= Sorcha Ní Ghuairim =

Irish sean-nós singer

Sorcha Ní Ghuairim (11 October 1911 – 1976) was a teacher, writer, and sean-nós singer.

== Life ==
Sorcha Ní Ghuairim was born in Roisín na Manach, Carna in the Connemara Gaeltacht in County Galway on 11 October 1911. Her parents were Máirtín Gorham and Catherine Burke. She was the youngest of their 11 children. Ní Ghuairim was particularly well known as a singer. She joined her sister Máire Ní Ghuairim, in Dublin in 1928 and obtained a teaching post with Conradh na Gaeilge. She studied at University College Galway with Tomás Ó Máille. An active promoter of the Irish language revival, she wrote a column for The Irish Press under the name "Coisín Siúlach". She also wrote a column regularly for the children's page under the name "Niamh Chinn Óir", and later became an editor of the paper. She taught the Irish language at Trinity College Dublin from 1941 to 1955 and presented a programme on Radio Éireann called Abair Mar Seo É.
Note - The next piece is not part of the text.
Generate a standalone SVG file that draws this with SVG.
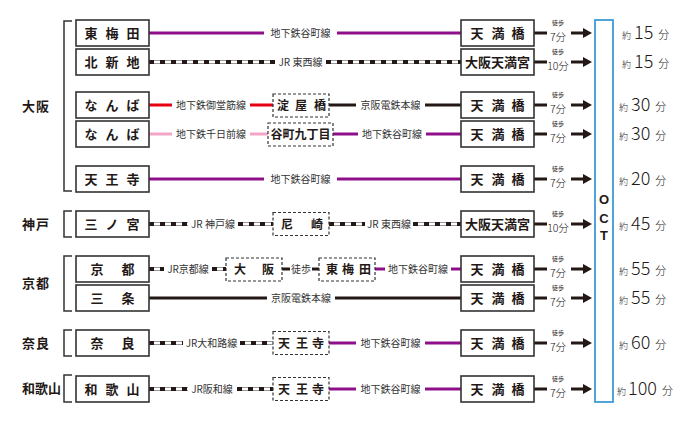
<svg xmlns="http://www.w3.org/2000/svg" width="690" height="423" viewBox="0 0 690 423">
<style>
text{font-family:"Noto Sans CJK JP","Liberation Sans",sans-serif;fill:#231815}
.reg{font-size:13px;font-weight:bold}
.st{font-size:13px;font-weight:bold;text-anchor:middle}
.sd{font-size:12px;font-weight:bold;text-anchor:middle}
.lb{font-size:10px;fill:#333;text-anchor:middle}
.box{fill:#fff;stroke:#333;stroke-width:1.6}
.dbox{fill:#fff;stroke:#333;stroke-width:1.2;stroke-dasharray:3 2}
.br{fill:none;stroke:#333;stroke-width:1.5}
.pu{stroke:#8f0e8a;stroke-width:3}
.bk{stroke:#231815;stroke-width:3}
.rd{stroke:#e60012;stroke-width:3}
.pk{stroke:#f3a5c8;stroke-width:3}
.j1{stroke:#999;stroke-width:4}
.j2{stroke:#fff;stroke-width:2}
.j3{stroke:#231815;stroke-width:4;stroke-dasharray:5 6}
.wk1{font-size:6px;text-anchor:middle}
.wk2{font-size:10.5px;text-anchor:middle;font-weight:300}
.oct{font-size:13px;font-weight:bold;text-anchor:middle;font-family:"Liberation Sans",sans-serif}
.tm{font-weight:300}
</style>
<defs>
<g id="arrow"><line x1="534" y1="0" x2="547" y2="0" class="bk"/><line x1="571" y1="0" x2="585" y2="0" class="bk"/><polygon points="583,-5 592,0 583,5" fill="#231815"/></g>
</defs>

<g id="regions">
<path class="br" d="M72,21H64V191H72"/>
<path class="br" d="M72,211H64V237H72"/>
<path class="br" d="M72,256H64V311H72"/>
<path class="br" d="M72,330H64V356H72"/>
<path class="br" d="M72,375H64V402H72"/>
<text class="reg" x="22" y="111" letter-spacing="1">大阪</text>
<text class="reg" x="22" y="229" letter-spacing="1">神戸</text>
<text class="reg" x="22" y="288" letter-spacing="1">京都</text>
<text class="reg" x="22" y="348" letter-spacing="1">奈良</text>
<text class="reg" x="22" y="393">和歌山</text>
</g>

<g id="connectors">
<!-- row1 -->
<line x1="149" y1="33" x2="264" y2="33" class="pu"/><line x1="337" y1="33" x2="461" y2="33" class="pu"/>
<!-- row2 -->
<g><line x1="149" y1="62" x2="275" y2="62" class="j1"/><line x1="149" y1="62" x2="275" y2="62" class="j2"/><line x1="149" y1="62" x2="275" y2="62" class="j3"/></g>
<g><line x1="326" y1="62" x2="461" y2="62" class="j1"/><line x1="326" y1="62" x2="461" y2="62" class="j2"/><line x1="326" y1="62" x2="461" y2="62" class="j3"/></g>
<!-- row3 -->
<line x1="149" y1="105" x2="172" y2="105" class="rd"/><line x1="250" y1="105" x2="273" y2="105" class="rd"/>
<line x1="329" y1="105" x2="356" y2="105" class="bk"/><line x1="425" y1="105" x2="461" y2="105" class="bk"/>
<!-- row4 -->
<line x1="149" y1="134" x2="172" y2="134" class="pk"/><line x1="250" y1="134" x2="268" y2="134" class="pk"/>
<line x1="333" y1="134" x2="358" y2="134" class="pu"/><line x1="426" y1="134" x2="461" y2="134" class="pu"/>
<!-- row5 -->
<line x1="149" y1="179" x2="264" y2="179" class="pu"/><line x1="337" y1="179" x2="461" y2="179" class="pu"/>
<!-- row6 -->
<g><line x1="149" y1="224" x2="188" y2="224" class="j1"/><line x1="149" y1="224" x2="188" y2="224" class="j2"/><line x1="149" y1="224" x2="188" y2="224" class="j3"/></g>
<g><line x1="238" y1="224" x2="273" y2="224" class="j1"/><line x1="238" y1="224" x2="273" y2="224" class="j2"/><line x1="238" y1="224" x2="273" y2="224" class="j3"/></g>
<g><line x1="329" y1="224" x2="365" y2="224" class="j1"/><line x1="329" y1="224" x2="365" y2="224" class="j2"/><line x1="329" y1="224" x2="365" y2="224" class="j3"/></g>
<g><line x1="413" y1="224" x2="461" y2="224" class="j1"/><line x1="413" y1="224" x2="461" y2="224" class="j2"/><line x1="413" y1="224" x2="461" y2="224" class="j3"/></g>
<!-- row7 -->
<g><line x1="149" y1="269" x2="164" y2="269" class="j1"/><line x1="149" y1="269" x2="164" y2="269" class="j2"/><line x1="149" y1="269" x2="164" y2="269" class="j3"/></g>
<g><line x1="212" y1="269" x2="226" y2="269" class="j1"/><line x1="212" y1="269" x2="226" y2="269" class="j2"/><line x1="212" y1="269" x2="226" y2="269" class="j3"/></g>
<line x1="282" y1="269" x2="290" y2="269" class="bk"/><line x1="312" y1="269" x2="319" y2="269" class="bk"/>
<line x1="375" y1="269" x2="385" y2="269" class="pu"/><line x1="451" y1="269" x2="461" y2="269" class="pu"/>
<!-- row8 -->
<line x1="149" y1="298" x2="267" y2="298" class="bk"/><line x1="335" y1="298" x2="461" y2="298" class="bk"/>
<!-- row9 -->
<g><line x1="149" y1="343" x2="183" y2="343" class="j1"/><line x1="149" y1="343" x2="183" y2="343" class="j2"/><line x1="149" y1="343" x2="183" y2="343" class="j3"/></g>
<g><line x1="240" y1="343" x2="273" y2="343" class="j1"/><line x1="240" y1="343" x2="273" y2="343" class="j2"/><line x1="240" y1="343" x2="273" y2="343" class="j3"/></g>
<line x1="329" y1="343" x2="356" y2="343" class="pu"/><line x1="425" y1="343" x2="461" y2="343" class="pu"/>
<!-- row10 -->
<g><line x1="149" y1="389" x2="188" y2="389" class="j1"/><line x1="149" y1="389" x2="188" y2="389" class="j2"/><line x1="149" y1="389" x2="188" y2="389" class="j3"/></g>
<g><line x1="237" y1="389" x2="273" y2="389" class="j1"/><line x1="237" y1="389" x2="273" y2="389" class="j2"/><line x1="237" y1="389" x2="273" y2="389" class="j3"/></g>
<line x1="329" y1="389" x2="356" y2="389" class="pu"/><line x1="425" y1="389" x2="461" y2="389" class="pu"/>

<!-- walk arrows -->
<use href="#arrow" y="33"/><use href="#arrow" y="62"/><use href="#arrow" y="105"/><use href="#arrow" y="134"/><use href="#arrow" y="179"/>
<use href="#arrow" y="224"/><use href="#arrow" y="269"/><use href="#arrow" y="298"/><use href="#arrow" y="343"/><use href="#arrow" y="389"/>
</g>

<g id="line-labels">
<text class="lb" x="300.5" y="37">地下鉄谷町線</text>
<text class="lb" x="300.5" y="66">JR 東西線</text>
<text class="lb" x="211" y="109">地下鉄御堂筋線</text>
<text class="lb" x="390.5" y="109">京阪電鉄本線</text>
<text class="lb" x="211" y="138">地下鉄千日前線</text>
<text class="lb" x="392" y="138">地下鉄谷町線</text>
<text class="lb" x="300.5" y="183">地下鉄谷町線</text>
<text class="lb" x="213" y="228">JR 神戸線</text>
<text class="lb" x="389" y="228">JR 東西線</text>
<text class="lb" x="188" y="273">JR京都線</text>
<text class="lb" x="301" y="273">徒歩</text>
<text class="lb" x="418" y="273">地下鉄谷町線</text>
<text class="lb" x="301" y="302">京阪電鉄本線</text>
<text class="lb" x="211.5" y="347">JR大和路線</text>
<text class="lb" x="390.5" y="347">地下鉄谷町線</text>
<text class="lb" x="212" y="393">JR阪和線</text>
<text class="lb" x="390.5" y="393">地下鉄谷町線</text>
</g>

<g id="origins">
<g id="o-higashiumeda"><rect class="box" x="76" y="20" width="73" height="26"/><text class="st" x="91 112 133" y="38">東梅田</text></g>
<g id="o-kitashinchi"><rect class="box" x="76" y="49" width="73" height="26"/><text class="st" x="91 112 133" y="67">北新地</text></g>
<g id="o-namba1"><rect class="box" x="76" y="92" width="73" height="26"/><text class="st" x="91 112 133" y="110">なんば</text></g>
<g id="o-namba2"><rect class="box" x="76" y="121" width="73" height="26"/><text class="st" x="91 112 133" y="139">なんば</text></g>
<g id="o-tennoji"><rect class="box" x="76" y="166" width="73" height="26"/><text class="st" x="91 112 133" y="184">天王寺</text></g>
<g id="o-sannomiya"><rect class="box" x="76" y="211" width="73" height="26"/><text class="st" x="91 112 133" y="229">三ノ宮</text></g>
<g id="o-kyoto"><rect class="box" x="76" y="256" width="73" height="26"/><text class="st" x="97 128" y="274">京都</text></g>
<g id="o-sanjo"><rect class="box" x="76" y="285" width="73" height="26"/><text class="st" x="97 128" y="303">三条</text></g>
<g id="o-nara"><rect class="box" x="76" y="330" width="73" height="26"/><text class="st" x="97 128" y="348">奈良</text></g>
<g id="o-wakayama"><rect class="box" x="76" y="376" width="73" height="26"/><text class="st" x="91 112 133" y="394">和歌山</text></g>
</g>

<g id="transfers">
<g id="t-yodoyabashi"><rect class="dbox" x="273" y="94" width="56" height="23"/><text class="sd" x="283 301 320" y="110">淀屋橋</text></g>
<g id="t-tanimachi9"><rect class="dbox" x="268" y="123" width="65" height="23"/><text class="sd" x="300.5" y="139">谷町九丁目</text></g>
<g id="t-amagasaki"><rect class="dbox" x="273" y="212.5" width="56" height="23"/><text class="sd" x="287 317" y="229">尼崎</text></g>
<g id="t-osaka"><rect class="dbox" x="226" y="258" width="56" height="23"/><text class="sd" x="240 268" y="274">大阪</text></g>
<g id="t-higashiumeda"><rect class="dbox" x="319" y="258" width="56" height="23"/><text class="sd" x="332 348 365" y="274">東梅田</text></g>
<g id="t-tennoji1"><rect class="dbox" x="273" y="331.5" width="56" height="23"/><text class="sd" x="284 302 318" y="348">天王寺</text></g>
<g id="t-tennoji2"><rect class="dbox" x="273" y="377.5" width="56" height="23"/><text class="sd" x="284 302 318" y="394">天王寺</text></g>
</g>

<g id="destinations">
<g><rect class="box" x="461" y="20" width="73" height="26"/><text class="st" x="477 498 518" y="38">天満橋</text></g>
<g><rect class="box" x="461" y="49" width="73" height="26"/><text class="st" x="497.5" y="67">大阪天満宮</text></g>
<g><rect class="box" x="461" y="92" width="73" height="26"/><text class="st" x="477 498 518" y="110">天満橋</text></g>
<g><rect class="box" x="461" y="121" width="73" height="26"/><text class="st" x="477 498 518" y="139">天満橋</text></g>
<g><rect class="box" x="461" y="166" width="73" height="26"/><text class="st" x="477 498 518" y="184">天満橋</text></g>
<g><rect class="box" x="461" y="211" width="73" height="26"/><text class="st" x="497.5" y="229">大阪天満宮</text></g>
<g><rect class="box" x="461" y="256" width="73" height="26"/><text class="st" x="477 498 518" y="274">天満橋</text></g>
<g><rect class="box" x="461" y="285" width="73" height="26"/><text class="st" x="477 498 518" y="303">天満橋</text></g>
<g><rect class="box" x="461" y="330" width="73" height="26"/><text class="st" x="477 498 518" y="348">天満橋</text></g>
<g><rect class="box" x="461" y="376" width="73" height="26"/><text class="st" x="477 498 518" y="394">天満橋</text></g>
</g>

<g id="walks">
<text class="wk1" x="558" y="25">徒歩</text><text class="wk2" x="558" y="40.5">7分</text>
<text class="wk1" x="558" y="54">徒歩</text><text class="wk2" x="558" y="69.5">10分</text>
<text class="wk1" x="558" y="97">徒歩</text><text class="wk2" x="558" y="112.5">7分</text>
<text class="wk1" x="558" y="126">徒歩</text><text class="wk2" x="558" y="141.5">7分</text>
<text class="wk1" x="558" y="171">徒歩</text><text class="wk2" x="558" y="186.5">7分</text>
<text class="wk1" x="558" y="216">徒歩</text><text class="wk2" x="558" y="231.5">10分</text>
<text class="wk1" x="558" y="261">徒歩</text><text class="wk2" x="558" y="276.5">7分</text>
<text class="wk1" x="558" y="290">徒歩</text><text class="wk2" x="558" y="305.5">7分</text>
<text class="wk1" x="558" y="335">徒歩</text><text class="wk2" x="558" y="350.5">7分</text>
<text class="wk1" x="558" y="381">徒歩</text><text class="wk2" x="558" y="396.5">7分</text>
</g>

<g id="oct">
<rect x="595" y="20" width="18" height="382" fill="#fff" stroke="#3d9ad8" stroke-width="1.8"/>
<text class="oct" x="604" y="204">O</text>
<text class="oct" x="604" y="223">C</text>
<text class="oct" x="604" y="240">T</text>
</g>

<g id="times" class="tm">
<text x="622" y="39"><tspan font-size="9">約</tspan><tspan font-size="18" dx="3">15</tspan><tspan font-size="11" dx="5">分</tspan></text>
<text x="622" y="68"><tspan font-size="9">約</tspan><tspan font-size="18" dx="3">15</tspan><tspan font-size="11" dx="5">分</tspan></text>
<text x="619" y="111"><tspan font-size="9">約</tspan><tspan font-size="18" dx="3">30</tspan><tspan font-size="11" dx="5">分</tspan></text>
<text x="619" y="140"><tspan font-size="9">約</tspan><tspan font-size="18" dx="3">30</tspan><tspan font-size="11" dx="5">分</tspan></text>
<text x="619" y="185"><tspan font-size="9">約</tspan><tspan font-size="18" dx="3">20</tspan><tspan font-size="11" dx="5">分</tspan></text>
<text x="619" y="230"><tspan font-size="9">約</tspan><tspan font-size="18" dx="3">45</tspan><tspan font-size="11" dx="5">分</tspan></text>
<text x="619" y="275"><tspan font-size="9">約</tspan><tspan font-size="18" dx="3">55</tspan><tspan font-size="11" dx="5">分</tspan></text>
<text x="619" y="304"><tspan font-size="9">約</tspan><tspan font-size="18" dx="3">55</tspan><tspan font-size="11" dx="5">分</tspan></text>
<text x="619" y="349"><tspan font-size="9">約</tspan><tspan font-size="18" dx="3">60</tspan><tspan font-size="11" dx="5">分</tspan></text>
<text x="617" y="395"><tspan font-size="9">約</tspan><tspan font-size="18" dx="2">100</tspan><tspan font-size="11" dx="5">分</tspan></text>
</g>
</svg>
She was a frequent judge at Oireachtas na Gaeilge signing competitions in the 1940s. She recorded her first album, Sorcha Ní Ghuairim Sings Traditional Irish Songs, issued as Folkways Records FW06861, while visiting her brother in the United States in 1947.

She moved to England in 1955, apparently disillusioned with the future of the Irish language. She was found dead in her apartment in London, and appeared to have been dead for a period of time. Some sources do not state an exact date of death, where others give it as 15 December 1976. She was buried in Carna on 24 December 1976.

The National University of Ireland, Galway's outreach centre in Carna is named in her honour, Áras Shorcha Ní Ghuairim. In 2007, a documentary on Ní Ghuairim was aired on TG4, An Lorg Shorcha.